Sound has a crucial role in his work, and it comes through a narrator and an original score. Thus, actress Greta Bellamacina’s voice, a pilgrim and a guide in the journey, beautifully conveys Anni Albers’s graceful force and wit. Through it, the German artist’s reflections on weaving, the inner logic of textiles, and the nature of art and design become the thread guiding the viewer through a dense network of images and associations. These elements are arranged to sharpen perception rather than overwhelm it. Meanwhile, Simina Oprescu’s electroacoustic score weaves its own pattern of resonances, drawing the ear and the mind into a space where matter and sound meet.

 Interestingly, Oprescu’s work seems to come from the very resonant act of letting the threads do the talking and the guiding through the sonorous fibres of their own inner structure – something the Bauhaus artist would have approved of. Her field of sound, therefore, unfolds through rhythms becoming substance and presence, combining all the senses into one, immersive sonic experience.

“Weaving Anni Albers,” which premiered in competition at the Ji-hlava International Film Festival, seems to quickly – and rightly – become a cult favourite, with further screenings planned all through 2026. It has since been shown at the Paul Rudolph Institute in New York, the Lo Schermo dell’Arte Festival in Florence, and, more recently, on 21st January 2026, at the Maysles Center in New York, within the framework of an evening dedicated to both Alessandro Del Vigna and the incomparable Meredith Monk.

It’s a frankly deserved testament not only to the sensibility with which Alessandro Del Vigna has approached the sacred yet very concrete mystery of Anni Albers’ revolutionary language for textiles, but also to his ability to inhabit its original matrix through other mediums.
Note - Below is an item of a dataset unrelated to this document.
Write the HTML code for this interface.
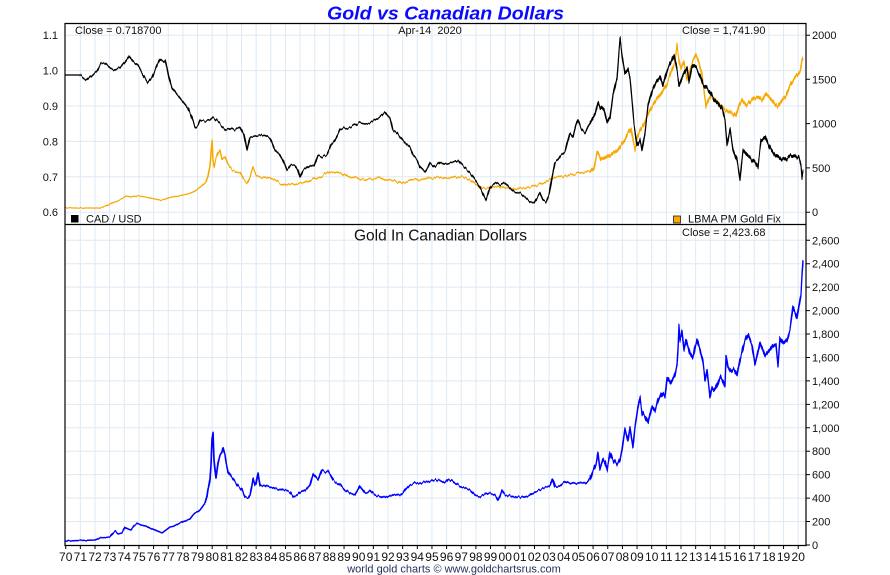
<!DOCTYPE html>
<html><head><meta charset="utf-8"><style>
html,body{margin:0;padding:0;background:#fff;width:890px;height:575px;overflow:hidden}
svg{display:block}
text{font-family:"Liberation Sans",Arial,sans-serif;fill:#111}
</style></head><body>
<svg width="890" height="575" viewBox="0 0 890 575" xmlns="http://www.w3.org/2000/svg">
<defs>
<clipPath id="ct"><rect x="65" y="23" width="741" height="201"/></clipPath>
<clipPath id="cb"><rect x="65" y="224" width="741" height="321"/></clipPath>
<filter id="j1" filterUnits="userSpaceOnUse" x="0" y="0" width="890" height="575" color-interpolation-filters="sRGB">
 <feTurbulence type="fractalNoise" baseFrequency="0.55 0.02" numOctaves="1" seed="3" result="t"/>
 <feColorMatrix in="t" type="matrix" values="0 0 0 0 0.5  0 1 0 0 0  0 0 0 0 0.5  0 0 0 0 1" result="m"/>
 <feDisplacementMap in="SourceGraphic" in2="m" scale="5" xChannelSelector="R" yChannelSelector="G"/>
</filter>
<filter id="j2" filterUnits="userSpaceOnUse" x="0" y="0" width="890" height="575" color-interpolation-filters="sRGB">
 <feTurbulence type="fractalNoise" baseFrequency="0.6 0.02" numOctaves="1" seed="11" result="t"/>
 <feColorMatrix in="t" type="matrix" values="0 0 0 0 0.5  0 1 0 0 0  0 0 0 0 0.5  0 0 0 0 1" result="m"/>
 <feDisplacementMap in="SourceGraphic" in2="m" scale="7" xChannelSelector="R" yChannelSelector="G" result="d"/>
 <feMorphology in="d" operator="dilate" radius="0 1"/>
</filter>
<filter id="j0" filterUnits="userSpaceOnUse" x="0" y="0" width="890" height="575" color-interpolation-filters="sRGB">
 <feTurbulence type="fractalNoise" baseFrequency="0.4 0.03" numOctaves="1" seed="7" result="t"/>
 <feColorMatrix in="t" type="matrix" values="0 0 0 0 0.5  0 1 0 0 0  0 0 0 0 0.5  0 0 0 0 1" result="m"/>
 <feDisplacementMap in="SourceGraphic" in2="m" scale="2" xChannelSelector="R" yChannelSelector="G"/>
</filter>
</defs>
<rect x="0" y="0" width="890" height="575" fill="#fff"/>
<!-- vertical grid -->
<path stroke="#dde9f5" stroke-width="1" fill="none" d="M80.35 23V545M95 23V545M109.65 23V545M124.3 23V545M138.95 23V545M153.6 23V545M168.25 23V545M182.9 23V545M197.55 23V545M212.2 23V545M226.85 23V545M241.5 23V545M256.15 23V545M270.8 23V545M285.45 23V545M300.1 23V545M314.75 23V545M329.4 23V545M344.05 23V545M358.7 23V545M373.35 23V545M388 23V545M402.65 23V545M417.3 23V545M431.95 23V545M446.6 23V545M461.25 23V545M475.9 23V545M490.55 23V545M505.2 23V545M519.85 23V545M534.5 23V545M549.15 23V545M563.8 23V545M578.45 23V545M593.1 23V545M607.75 23V545M622.4 23V545M637.05 23V545M651.7 23V545M666.35 23V545M681 23V545M695.65 23V545M710.3 23V545M724.95 23V545M739.6 23V545M754.25 23V545M768.9 23V545M783.55 23V545M798.2 23V545"/>
<!-- horizontal grid -->
<path stroke="#dde9f5" stroke-width="1" fill="none" d="M65 35.2H806M65 70.6H806M65 106H806M65 141.4H806M65 176.8H806M65 212.2H806M65 521.56H806M65 498.12H806M65 474.68H806M65 451.24H806M65 427.8H806M65 404.36H806M65 380.92H806M65 357.48H806M65 334.04H806M65 310.6H806M65 287.16H806M65 263.72H806M65 240.28H806"/>

<!-- top series -->
<g clip-path="url(#ct)" fill="none" stroke-linejoin="round">
<g stroke="#f7a900">
<polyline stroke-width="1.3" filter="url(#j0)" points="65,208 100,208 106,206 112,203 118,201 123,198 126,196 131,197 135,196 140,196 145,197 150,198 155,199 160,200 163,200 168,198 172,197 178,196 183,195 188,194 193,192 197,190 202,186 206,182"/>
<polyline stroke-width="1.5" filter="url(#j1)" points="206,182 208,176 210,165 212,140 213,160 214,167 216,158 218,153 220,150 222,160 225,157 228,165 232,170 236,172 240,173 244,180 247,183 250,177 253,168 256,175 260,177 265,177 270,178 275,180 280,183 285,185 290,184 295,184 300,183 305,182 310,180 315,178 320,177 325,174 330,172 335,172 340,173 345,175 350,177 358,178 365,180 372,179 380,178 385,180 390,180 395,181 400,183 405,182 410,181 415,180 420,180 425,179 430,178 435,178 440,177 445,178 450,178 455,177 460,177 465,178 470,180 475,184 480,187 485,188 490,188 495,187 500,187 505,188 510,188 515,189 520,188 525,188 530,187 535,186 540,184 545,182 550,180 555,178 560,177 565,176 570,175 575,174 580,173 585,172 590,171"/>
<polyline stroke-width="1.1" filter="url(#j2)" points="590,171 594,168 597,152 599,155 601,160 605,158 610,155 615,152 618,150 621,145 625,140 628,133 631,128 633,140 635,150 637,138 640,130 643,125 646,118 650,110 653,105 656,100 660,95 663,90 666,86 669,78 672,70 675,62 677,45 679,60 681,68 684,62 687,80 690,70 693,60 696,55 699,62 702,75 704,90 706,107 709,98 712,96 715,100 718,102 721,106 725,110 729,112 733,114 736,116 739,105 742,100 746,105 750,102 754,98 758,97 762,100 766,94 770,98 775,104 778,107 782,100 786,96 790,85 794,78 797,75 800,72 801,67 802,60 803,58"/>
</g>
<g stroke="#000">
<polyline stroke-width="1.3" points="65,75 80,75"/>
<polyline stroke-width="1.5" filter="url(#j1)" points="80,75 84,78 87,80 92,75 97,70 101,63 105,63 110,68 115,70 120,68 125,62 129,56 133,62 138,66 143,75 148,83 152,78 156,68 160,59 163,62 165,60 167,68 169,78 172,88 176,93 180,98 184,103 188,108 192,118 195,127 198,125 200,120 205,121 210,120 213,117 218,122 222,126 226,130 230,128 235,130 240,127 244,135 247,150 250,137 255,136 260,135 265,136 270,138 275,150 280,155 283,160 287,170 291,165 295,165 298,170 300,177 303,170 306,168 310,165 314,166 318,155 322,157 327,155 331,145 335,140 340,130 345,128 350,127 355,125 360,123 365,124 370,123 375,120 380,117 385,112 388,116 390,118 393,130 397,133 400,137 405,143 410,147 413,155 417,160 420,167 425,172 428,168 430,163 435,167 440,162 445,164 450,163 455,162 458,160 462,165 467,170 470,173 475,180 480,187 483,194 486,200 490,188 495,183 500,185 505,183 510,188 515,192 520,193 525,197 530,202 534,203 537,198 540,193 543,200 546,202 549,195 552,178 555,163 558,160 561,155 565,152 568,140 570,133 573,137 576,125 578,120 581,128 585,133 588,126 590,123"/>
<polyline stroke-width="1.1" filter="url(#j2)" points="590,123 595,115 598,103 600,107 604,110 607,122 610,118 613,95 617,78 620,38 622,55 625,73 628,70 630,78 632,100 634,125 637,145 640,140 642,150 645,132 648,105 650,98 653,88 656,82 660,76 663,85 667,70 671,62 674,55 677,70 679,85 683,75 687,68 689,82 692,65 696,68 700,75 703,85 707,88 710,92 714,100 718,103 722,108 725,120 727,145 730,130 733,150 737,160 740,180 743,150 747,155 752,160 755,162 758,167 761,140 765,137 770,148 775,155 780,158 785,160 790,156 795,156 799,158 801,165 802,178 803,171"/>
</g>
</g>
<!-- bottom series -->
<g clip-path="url(#cb)" fill="none" stroke="#0000ff" stroke-linejoin="round">
<polyline stroke-width="1.5" filter="url(#j0)" points="65,541 95,540 100,538 110,537 113,533 115,531 118,534 122,533 125,527 128,529 131,530 134,526 137,523 141,525 145,526 150,528 155,530 160,532 162,533 166,530 170,527 175,526 180,523 185,521 190,519 193,515 195,513 198,512 200,510 203,506 205,503"/>
<polyline stroke-width="1.7" filter="url(#j1)" points="205,503 207,496 208,490 210,480 211,465 212,440 213,432 214,460 216,478 218,463 220,455 222,452 223,448 225,455 226,462 228,472 232,478 235,482 237,485 240,488 242,490 245,497 248,498 250,495 252,485 253,478 255,485 256,483 258,472 260,485 265,486 270,487 275,488 280,490 285,490 290,492 293,497 297,495 300,492 305,491 310,485 313,474 316,478 318,480 322,470 326,472 328,471 331,476 333,480 337,483 340,485 345,490 350,493 355,495 358,490 360,486 363,490 365,493 368,492 370,490 373,493 375,495 380,497 385,497 390,496 393,495 400,495 403,493 405,490 410,485 415,483 420,483 425,482 430,481 435,480 440,481 445,482 448,479 452,481 455,483 460,486 465,488 470,490 475,495 480,497 485,494 490,493 495,495 498,500 500,496 502,490 505,495 510,496 515,497 520,497 525,497 530,495 535,492 540,490 545,488 550,486 553,479 555,487 560,486 565,482 570,483 575,483 580,483 585,483 588,481 590,478"/>
<polyline stroke-width="1.3" filter="url(#j2)" points="590,478 593,470 596,464 598,453 600,468 603,460 605,462 607,470 610,453 613,460 617,463 620,460 622,450 625,430 628,440 630,428 633,447 635,427 638,407 640,398 642,413 645,417 648,423 650,415 652,407 655,410 658,400 662,393 665,397 667,378 670,383 672,380 675,375 677,365 678,350 679,325 680,340 682,332 684,350 686,340 690,353 693,358 695,347 697,340 700,350 703,362 705,380 707,370 710,397 712,387 715,390 718,383 720,377 723,382 725,387 726,356 728,368 731,372 734,370 737,375 740,360 743,348 745,340 748,335 750,340 752,345 755,365 758,352 760,343 765,355 770,350 773,345 776,345 778,365 780,338 783,343 787,340 790,330 793,307 795,312 797,317 799,305 801,295 802,275 803,261"/>
</g>

<!-- frames -->
<path stroke="#000" stroke-width="1.2" fill="none" d="M65 23.5H806V545.5H65ZM65 224.5H806"/>
<!-- right ticks -->
<path stroke="#000" stroke-width="1" fill="none" d="M806 35.2h4M806 79.3h4M806 123.6h4M806 167.9h4M806 212.2h4M806 545h4M806 521.56h4M806 498.12h4M806 474.68h4M806 451.24h4M806 427.8h4M806 404.36h4M806 380.92h4M806 357.48h4M806 334.04h4M806 310.6h4M806 287.16h4M806 263.72h4M806 240.28h4"/>
<!-- bottom ticks -->
<path stroke="#000" stroke-width="1" fill="none" d="M65.7 545v4M80.35 545v4M95 545v4M109.65 545v4M124.3 545v4M138.95 545v4M153.6 545v4M168.25 545v4M182.9 545v4M197.55 545v4M212.2 545v4M226.85 545v4M241.5 545v4M256.15 545v4M270.8 545v4M285.45 545v4M300.1 545v4M314.75 545v4M329.4 545v4M344.05 545v4M358.7 545v4M373.35 545v4M388 545v4M402.65 545v4M417.3 545v4M431.95 545v4M446.6 545v4M461.25 545v4M475.9 545v4M490.55 545v4M505.2 545v4M519.85 545v4M534.5 545v4M549.15 545v4M563.8 545v4M578.45 545v4M593.1 545v4M607.75 545v4M622.4 545v4M637.05 545v4M651.7 545v4M666.35 545v4M681 545v4M695.65 545v4M710.3 545v4M724.95 545v4M739.6 545v4M754.25 545v4M768.9 545v4M783.55 545v4M798.2 545v4"/>

<!-- title -->
<text x="445.5" y="19.5" text-anchor="middle" font-size="18" font-weight="bold" font-style="italic" style="fill:#0a0aff" textLength="237" lengthAdjust="spacingAndGlyphs">Gold vs Canadian Dollars</text>
<text x="75" y="34" font-size="11">Close = 0.718700</text>
<text x="430" y="34" font-size="11" text-anchor="middle" xml:space="preserve">Apr-14  2020</text>
<text x="682" y="34" font-size="11">Close = 1,741.90</text>
<text x="440.5" y="240.5" font-size="16" text-anchor="middle" textLength="173" lengthAdjust="spacingAndGlyphs">Gold In Canadian Dollars</text>
<text x="682" y="236" font-size="11">Close = 2,423.68</text>

<!-- legends -->
<rect x="71" y="215" width="7.5" height="7.5" fill="#000"/>
<text x="86" y="222.5" font-size="11">CAD / USD</text>
<rect x="673.5" y="216" width="7" height="7" fill="#f7a900" stroke="#222" stroke-width="0.8"/>
<text x="688" y="222.5" font-size="11">LBMA PM Gold Fix</text>

<!-- left axis labels -->
<g font-size="11" text-anchor="end">
<text x="58" y="39.2">1.1</text>
<text x="58" y="74.6">1.0</text>
<text x="58" y="110">0.9</text>
<text x="58" y="145.4">0.8</text>
<text x="58" y="180.8">0.7</text>
<text x="58" y="216.2">0.6</text>
</g>
<!-- right axis labels -->
<g font-size="11">
<text x="812" y="39.2">2000</text>
<text x="812" y="83.3">1500</text>
<text x="812" y="127.6">1000</text>
<text x="812" y="171.9">500</text>
<text x="812" y="216.2">0</text>
<text x="812" y="244.3">2,600</text>
<text x="812" y="267.7">2,400</text>
<text x="812" y="291.2">2,200</text>
<text x="812" y="314.6">2,000</text>
<text x="812" y="338">1,800</text>
<text x="812" y="361.5">1,600</text>
<text x="812" y="384.9">1,400</text>
<text x="812" y="408.4">1,200</text>
<text x="812" y="431.8">1,000</text>
<text x="812" y="455.2">800</text>
<text x="812" y="478.7">600</text>
<text x="812" y="502.1">400</text>
<text x="812" y="525.6">200</text>
<text x="812" y="549">0</text>
</g>
<!-- year labels -->
<g font-size="12" text-anchor="middle">
<text x="65.7" y="561">70</text><text x="80.35" y="561">71</text><text x="95" y="561">72</text><text x="109.65" y="561">73</text><text x="124.3" y="561">74</text><text x="138.95" y="561">75</text><text x="153.6" y="561">76</text><text x="168.25" y="561">77</text><text x="182.9" y="561">78</text><text x="197.55" y="561">79</text><text x="212.2" y="561">80</text><text x="226.85" y="561">81</text><text x="241.5" y="561">82</text><text x="256.15" y="561">83</text><text x="270.8" y="561">84</text><text x="285.45" y="561">85</text><text x="300.1" y="561">86</text><text x="314.75" y="561">87</text><text x="329.4" y="561">88</text><text x="344.05" y="561">89</text><text x="358.7" y="561">90</text><text x="373.35" y="561">91</text><text x="388" y="561">92</text><text x="402.65" y="561">93</text><text x="417.3" y="561">94</text><text x="431.95" y="561">95</text><text x="446.6" y="561">96</text><text x="461.25" y="561">97</text><text x="475.9" y="561">98</text><text x="490.55" y="561">99</text><text x="505.2" y="561">00</text><text x="519.85" y="561">01</text><text x="534.5" y="561">02</text><text x="549.15" y="561">03</text><text x="563.8" y="561">04</text><text x="578.45" y="561">05</text><text x="593.1" y="561">06</text><text x="607.75" y="561">07</text><text x="622.4" y="561">08</text><text x="637.05" y="561">09</text><text x="651.7" y="561">10</text><text x="666.35" y="561">11</text><text x="681" y="561">12</text><text x="695.65" y="561">13</text><text x="710.3" y="561">14</text><text x="724.95" y="561">15</text><text x="739.6" y="561">16</text><text x="754.25" y="561">17</text><text x="768.9" y="561">18</text><text x="783.55" y="561">19</text><text x="798.2" y="561">20</text>
</g>
<text x="454" y="572.5" font-size="11" text-anchor="middle" style="fill:#24305e">world gold charts © www.goldchartsrus.com</text>
</svg>
</body></html>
Much like musicians or poets often and famously better communicate messages and feelings to each other through compositions rather than ‘ordinary’ word messages, the director has, ultimately, composed a sort of love letter from an artist to another, telling her he sees her, breathes her, feels her, and has embodied – even translated – its lessons. Decades later, this, too, is what makes the formidable legacy of Anni Albers special, as well as beautifully alive.